### Task details
Quote the listing below in its entirety, omitting every image.
— Begin —
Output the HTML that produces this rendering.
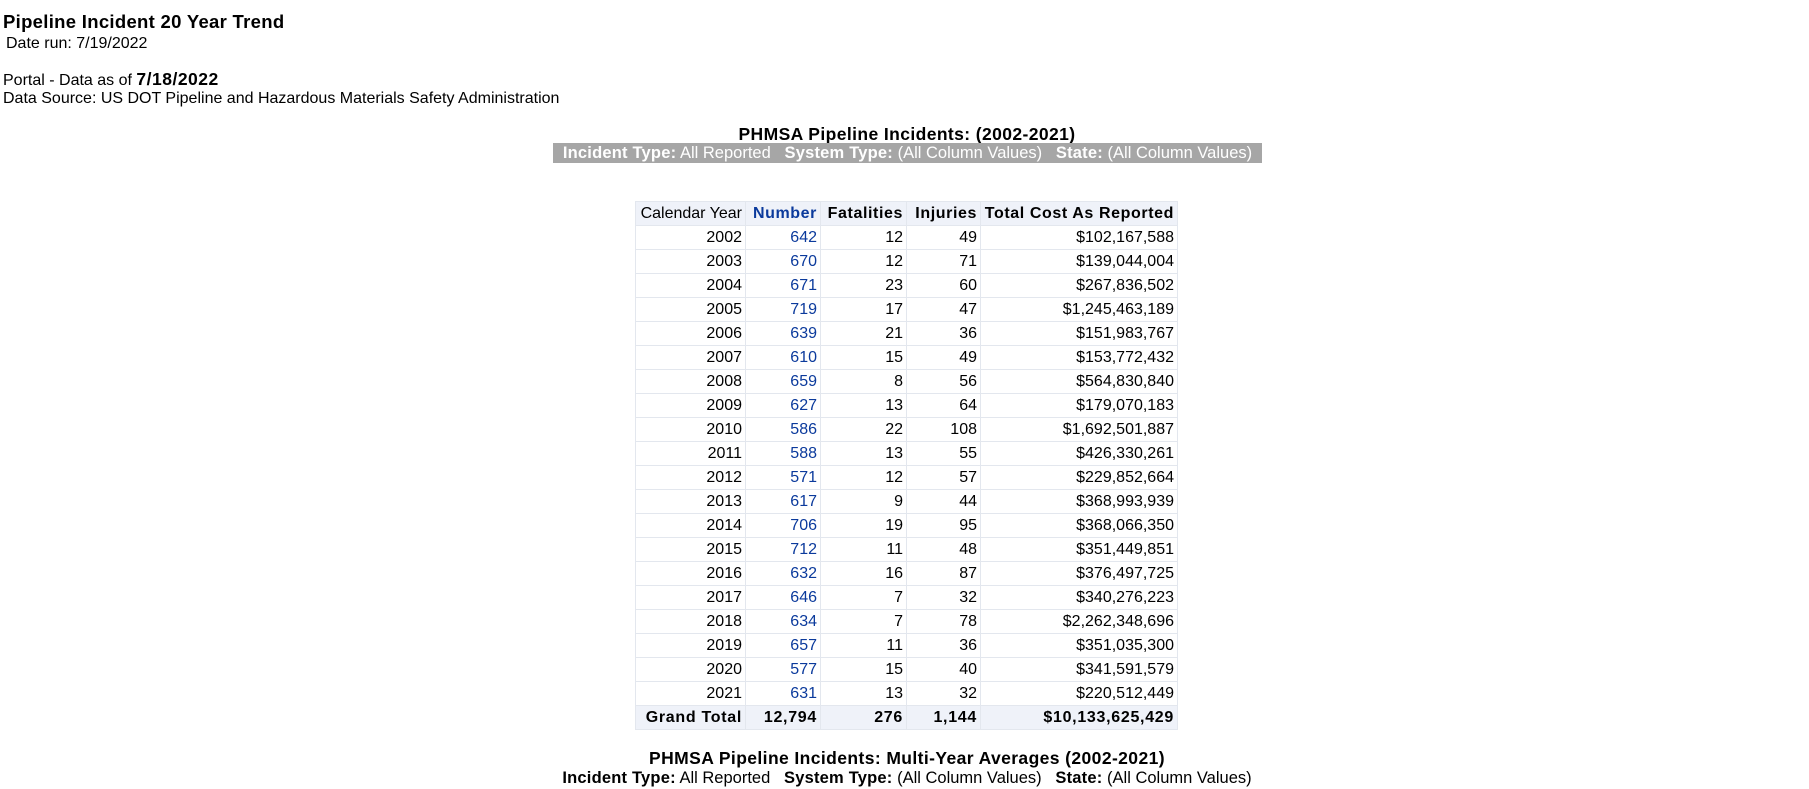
<!DOCTYPE html>
<html><head><meta charset="utf-8">
<style>
body{margin:0;width:1809px;height:789px;background:#fff;font-family:"Liberation Sans",sans-serif;color:#000;position:relative;overflow:hidden}
.a{position:absolute;white-space:nowrap;font-size:16px;line-height:20px}
table{position:absolute;left:635px;top:201px;border-collapse:collapse;table-layout:fixed;font-size:16px}
td,th{border:1px solid #e3e7ee;padding:0 3px;height:23px;text-align:right;white-space:nowrap;overflow:hidden}
th{background:#eff2f9;font-weight:bold;letter-spacing:0.6px}
th:first-child{font-weight:normal;letter-spacing:0}
.n{color:#0b3a9c}
tr.tot td{background:#eff2f9;font-weight:bold;letter-spacing:0.7px}
.bar{position:absolute;left:553px;top:143px;width:709px;height:20px;background:#a6a6a6;color:#fff;font-size:16.5px;line-height:20px;white-space:nowrap;text-align:center}
.f b{letter-spacing:0.2px}
</style></head><body>
<div class="a" style="left:3px;top:12px;font-weight:bold;font-size:18.5px;letter-spacing:0.3px">Pipeline Incident 20 Year Trend</div>
<div class="a" style="left:6px;top:34px">Date run: 7/19/2022</div>
<div class="a" style="left:3px;top:69px">Portal - Data as of <b style="font-size:17.5px;letter-spacing:0.5px">7/18/2022</b></div>
<div class="a" style="left:3px;top:89px">Data Source: US DOT Pipeline and Hazardous Materials Safety Administration</div>
<div class="a" style="left:0;width:1814px;text-align:center;top:124px;font-weight:bold;font-size:17.5px;letter-spacing:0.4px">PHMSA Pipeline Incidents: (2002-2021)</div>
<div class="bar f"><b>Incident Type:</b> All Reported &nbsp;&nbsp;<b>System Type:</b> (All Column Values) &nbsp;&nbsp;<b>State:</b> (All Column Values)</div>
<table>
<colgroup><col style="width:110px"><col style="width:75px"><col style="width:86px"><col style="width:74px"><col style="width:197px"></colgroup>
<thead><tr><th>Calendar Year</th><th class="n">Number</th><th>Fatalities</th><th>Injuries</th><th>Total Cost As Reported</th></tr></thead>
<tbody id="tb"></tbody>
</table>
<div class="a" style="left:0;width:1814px;text-align:center;top:748px;font-weight:bold;font-size:17.5px;letter-spacing:0.4px">PHMSA Pipeline Incidents: Multi-Year Averages (2002-2021)</div>
<div class="a f" style="left:0;width:1814px;text-align:center;top:768px;font-size:16.5px"><b>Incident Type:</b> All Reported &nbsp;&nbsp;<b>System Type:</b> (All Column Values) &nbsp;&nbsp;<b>State:</b> (All Column Values)</div>
<script>
const years=[2002,2003,2004,2005,2006,2007,2008,2009,2010,2011,2012,2013,2014,2015,2016,2017,2018,2019,2020,2021];
const numbers=[642,670,671,719,639,610,659,627,586,588,571,617,706,712,632,646,634,657,577,631];
const fatalities=[12,12,23,17,21,15,8,13,22,13,12,9,19,11,16,7,7,11,15,13];
const injuries=[49,71,60,47,36,49,56,64,108,55,57,44,95,48,87,32,78,36,40,32];
const costs=[102167588,139044004,267836502,1245463189,151983767,153772432,564830840,179070183,1692501887,426330261,229852664,368993939,368066350,351449851,376497725,340276223,2262348696,351035300,341591579,220512449];
const totals=["12,794","276","1,144","$10,133,625,429"];
const fmt=v=>v.toLocaleString('en-US');
const tb=document.getElementById('tb');
years.forEach((y,i)=>{
 const tr=document.createElement('tr');
 
 
 tr.innerHTML='<td>'+y+'</td><td class="n">'+numbers[i]+'</td><td>'+fatalities[i]+'</td><td>'+injuries[i]+'</td><td>$'+fmt(costs[i])+'</td>';
 tb.appendChild(tr);
});
const t=document.createElement('tr');
t.className='tot';


t.innerHTML='<td>Grand Total</td><td>'+totals[0]+'</td><td>'+totals[1]+'</td><td>'+totals[2]+'</td><td>'+totals[3]+'</td>';
tb.appendChild(t);
</script>
</body></html>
— End —
### Result for this task
Output the HTML that produces this rendering.
<!DOCTYPE html>
<html><head><meta charset="utf-8">
<style>
body{margin:0;width:1809px;height:789px;background:#fff;font-family:"Liberation Sans",sans-serif;color:#000;position:relative;overflow:hidden}
.a{position:absolute;white-space:nowrap;font-size:16px;line-height:20px}
table{position:absolute;left:635px;top:201px;border-collapse:collapse;table-layout:fixed;font-size:16px}
td,th{border:1px solid #e3e7ee;padding:0 3px;height:23px;text-align:right;white-space:nowrap;overflow:hidden}
th{background:#eff2f9;font-weight:bold;letter-spacing:0.6px}
th:first-child{font-weight:normal;letter-spacing:0}
.n{color:#0b3a9c}
tr.tot td{background:#eff2f9;font-weight:bold;letter-spacing:0.7px}
.bar{position:absolute;left:553px;top:143px;width:709px;height:20px;background:#a6a6a6;color:#fff;font-size:16.5px;line-height:20px;white-space:nowrap;text-align:center}
.f b{letter-spacing:0.2px}
</style></head><body>
<div class="a" style="left:3px;top:12px;font-weight:bold;font-size:18.5px;letter-spacing:0.3px">Pipeline Incident 20 Year Trend</div>
<div class="a" style="left:6px;top:34px">Date run: 7/19/2022</div>
<div class="a" style="left:3px;top:69px">Portal - Data as of <b style="font-size:17.5px;letter-spacing:0.5px">7/18/2022</b></div>
<div class="a" style="left:3px;top:89px">Data Source: US DOT Pipeline and Hazardous Materials Safety Administration</div>
<div class="a" style="left:0;width:1814px;text-align:center;top:124px;font-weight:bold;font-size:17.5px;letter-spacing:0.4px">PHMSA Pipeline Incidents: (2002-2021)</div>
<div class="bar f"><b>Incident Type:</b> All Reported &nbsp;&nbsp;<b>System Type:</b> (All Column Values) &nbsp;&nbsp;<b>State:</b> (All Column Values)</div>
<table>
<colgroup><col style="width:110px"><col style="width:75px"><col style="width:86px"><col style="width:74px"><col style="width:197px"></colgroup>
<thead><tr><th>Calendar Year</th><th class="n">Number</th><th>Fatalities</th><th>Injuries</th><th>Total Cost As Reported</th></tr></thead>
<tbody id="tb"></tbody>
</table>
<div class="a" style="left:0;width:1814px;text-align:center;top:748px;font-weight:bold;font-size:17.5px;letter-spacing:0.4px">PHMSA Pipeline Incidents: Multi-Year Averages (2002-2021)</div>
<div class="a f" style="left:0;width:1814px;text-align:center;top:768px;font-size:16.5px"><b>Incident Type:</b> All Reported &nbsp;&nbsp;<b>System Type:</b> (All Column Values) &nbsp;&nbsp;<b>State:</b> (All Column Values)</div>
<script>
const years=[2002,2003,2004,2005,2006,2007,2008,2009,2010,2011,2012,2013,2014,2015,2016,2017,2018,2019,2020,2021];
const numbers=[642,670,671,719,639,610,659,627,586,588,571,617,706,712,632,646,634,657,577,631];
const fatalities=[12,12,23,17,21,15,8,13,22,13,12,9,19,11,16,7,7,11,15,13];
const injuries=[49,71,60,47,36,49,56,64,108,55,57,44,95,48,87,32,78,36,40,32];
const costs=[102167588,139044004,267836502,1245463189,151983767,153772432,564830840,179070183,1692501887,426330261,229852664,368993939,368066350,351449851,376497725,340276223,2262348696,351035300,341591579,220512449];
const totals=["12,794","276","1,144","$10,133,625,429"];
const fmt=v=>v.toLocaleString('en-US');
const tb=document.getElementById('tb');
years.forEach((y,i)=>{
 const tr=document.createElement('tr');
 
 
 tr.innerHTML='<td>'+y+'</td><td class="n">'+numbers[i]+'</td><td>'+fatalities[i]+'</td><td>'+injuries[i]+'</td><td>$'+fmt(costs[i])+'</td>';
 tb.appendChild(tr);
});
const t=document.createElement('tr');
t.className='tot';


t.innerHTML='<td>Grand Total</td><td>'+totals[0]+'</td><td>'+totals[1]+'</td><td>'+totals[2]+'</td><td>'+totals[3]+'</td>';
tb.appendChild(t);
</script>
</body></html>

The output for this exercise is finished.